ESTHETIQUE, MODE, THERAPIE …
Pour illustrer son propos, Fatimata Ly révèle que sur un échantillon
de 368 femmes qui avaient au moins 16 ans, plus de la moitié (51
%) pratiquait la dépigmentation artificielle. Alors que 91 % des
femmes interrogées penchaient pour un « léral », les 9 % restants
disaient non à un réel blanchiment de la peau ou « khessal ».
Tel est le résultat d’une enquête menée à l’Institut d’hygiène social
(IHS) en 2000, par la présidente de (AIIDA). Qu’importe la raison
évoquée, la principale motivation est d’ordre purement esthétique
(89 % des cas) contre 11 % de femmes qui se dépigmentaient au cours
de cette période de recueil de données (2000) pour un but thérapeutique.

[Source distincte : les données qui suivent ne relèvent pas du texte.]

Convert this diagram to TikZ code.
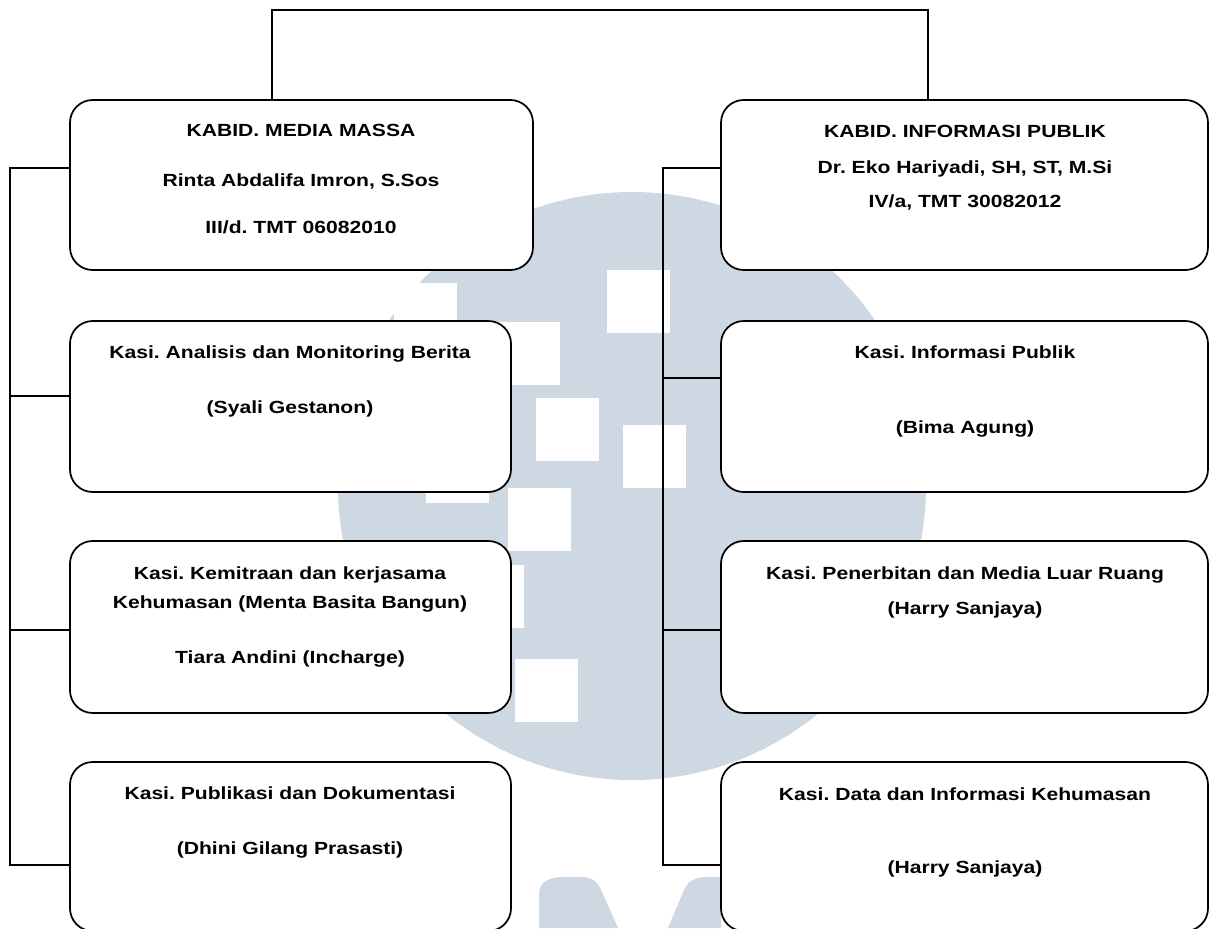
\documentclass[tikz,border=0pt]{standalone}
\usepackage{fontspec}
\setmainfont{Liberation Sans}[FakeStretch=1.2]
\usetikzlibrary{fit}
\definecolor{wmblue}{RGB}{205,216,226}
\tikzset{
  box/.style={draw, fill=white, rounded corners=17pt, line width=1.3pt, inner sep=0pt},
  txt/.style={anchor=base, inner sep=0pt, font=\fontsize{13.2}{15}\selectfont\bfseries\frenchspacing},
  link/.style={line width=1.2pt},
  wm/.style={fill=wmblue}
}
\begin{document}
\begin{tikzpicture}[x=0.75pt,y=-0.75pt]
	\useasboundingbox (0,0) rectangle (1209,928);
	\clip (0,0) rectangle (1209,928);
	% watermark
	\fill[wm] (632,486) circle [radius=294];
	\foreach \x/\y in {394/283,607/270,497/322,536/398,623/425,426/440,508/488,461/565,515/659}
		\fill[white] (\x,\y) rectangle ++(63,63);
	\fill[wm] (539,928) -- (539,895) .. controls (539,882) and (548,877) .. (565,877) -- (582,877) .. controls (592,877) and (598,882) .. (602,892) -- (618,928) -- cycle;
	\fill[wm] (668,928) -- (684,890) .. controls (688,881) and (695,877) .. (708,877) -- (721,877) -- (721,928) -- cycle;
	% boxes
	\node[box, fit={(70,100) (533,270)}] (mm) {};
	\node[box, fit={(70,321) (511,492)}] (amb) {};
	\node[box, fit={(70,541) (511,713)}] (kkh) {};
	\node[box, fit={(70,762) (511,931)}] (pd) {};
	\node[box, fit={(721,100) (1208,270)}] (ip) {};
	\node[box, fit={(721,321) (1208,492)}] (inf) {};
	\node[box, fit={(721,541) (1208,713)}] (pmlr) {};
	\node[box, fit={(721,762) (1208,931)}] (dik) {};
	% texts
	\node[txt] (mm1) at (301,136) {KABID. MEDIA MASSA};
	\node[txt] (mm2) at (301,186) {Rinta Abdalifa Imron, S.Sos};
	\node[txt] (mm3) at (301,233) {III/d. TMT 06082010};
	\node[txt] (ip1) at (965,137) {KABID. INFORMASI PUBLIK};
	\node[txt] (ip2) at (965,173) {Dr. Eko Hariyadi, SH, ST, M.Si};
	\node[txt] (ip3) at (965,207) {IV/a, TMT 30082012};
	\node[txt] (amb1) at (290,358) {Kasi. Analisis dan Monitoring Berita};
	\node[txt] (amb2) at (290,413) {(Syali Gestanon)};
	\node[txt] (kkh1) at (290,579) {Kasi. Kemitraan dan kerjasama};
	\node[txt] (kkh2) at (290,608) {Kehumasan (Menta Basita Bangun)};
	\node[txt] (kkh3) at (290,663) {Tiara Andini (Incharge)};
	\node[txt] (pd1) at (290,799) {Kasi. Publikasi dan Dokumentasi};
	\node[txt] (pd2) at (290,854) {(Dhini Gilang Prasasti)};
	\node[txt] (inf1) at (965,358) {Kasi. Informasi Publik};
	\node[txt] (inf2) at (965,433) {(Bima Agung)};
	\node[txt] (pmlr1) at (965,579) {Kasi. Penerbitan dan Media Luar Ruang};
	\node[txt] (pmlr2) at (965,614) {(Harry Sanjaya)};
	\node[txt] (dik1) at (965,800) {Kasi. Data dan Informasi Kehumasan};
	\node[txt] (dik2) at (965,873) {(Harry Sanjaya)};
	% connectors
	\coordinate (jl) at (272,10);
	\coordinate (jr) at (928,10);
	\draw[link] (jl |- mm.north) |- (jr) -- (jr |- ip.north);
	\coordinate (lt1) at (10,168);
	\coordinate (lt2) at (10,396);
	\coordinate (lt3) at (10,630);
	\coordinate (lt4) at (10,865);
	\draw[link] (lt1 -| mm.west) -| (lt4) -- (lt4 -| pd.west);
	\draw[link] (lt2) -- (lt2 -| amb.west);
	\draw[link] (lt3) -- (lt3 -| kkh.west);
	\coordinate (rt1) at (663,168);
	\coordinate (rt2) at (663,378);
	\coordinate (rt3) at (663,630);
	\coordinate (rt4) at (663,865);
	\draw[link] (rt1 -| ip.west) -| (rt4) -- (rt4 -| dik.west);
	\draw[link] (rt2) -- (rt2 -| inf.west);
	\draw[link] (rt3) -- (rt3 -| pmlr.west);
\end{tikzpicture}
\end{document}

Des statistiques qui balaient d’un revers de la main toutes considérations
faisant de la dépigmentation artificielle « une pratique relevant
d’un traumatisme post-colonial, d’un complexe d’infériorité vis-à-vis
de la race blanche ».
L’augmentation de la pratique est notée pendant la grossesse, notamment
au cours du dernier trimestre (18 %). Ainsi, 41 % des cas ont une
relation avec un évènement à caractère social. Et dans 18 % des
cas, un événement social comme le mariage ou le baptême est souvent
retrouvé comme facteur déclenchant.
5 MILLIARDS PAR AN POUR L’ACHAT DE PRODUITS DEPIGMENTANTS
Ce sont 117 marques de produits que l’on retrouve sur le marché.
Chaque mois, une pratiquante peut utiliser jusqu’à 4 tubes de produits
dépigmentants. Soit entre 15 et 350 grammes pour une valeur se situant
entre 2.500 à 25.000 F CFA par mois. Ces sommes cumulées font état
des dépenses liées à l’achat de produits dépigmentants pouvant aller
jusqu’à 5 milliards par an, soutient Dr Fatimata Ly, présidente
de AIIDA.
Par rapport au contrôle de l’autorité publique sur l’importation
de produits destinés au « khessal » et évoqué par certains participants,
le chef du service Dermatologie de l’IHS pense que la législation
doit jouer son rôle dans la réglementation des produits distribués.
Au regard des conséquences dévastatrices liées à la pratique de
la dépigmentation artificielle retrouvée dans toutes les couches
de la population indépendamment du statut socio-professionnel, du
niveau d’instruction, de la religion, une participante à l’atelier
de sensibilisation sur les complications médicales liées à la DA
recommande de valoriser davantage la peau noire. Au lieu, dit-elle,
de juste se limiter à dégager les conséquences.
Seulement, note le chef du service Dermatologie de l’IHS « tout
discours moralisateur, toute tentative répressive sont voués à l’échec.
Il faut sensibiliser et éviter la stigmatisation ».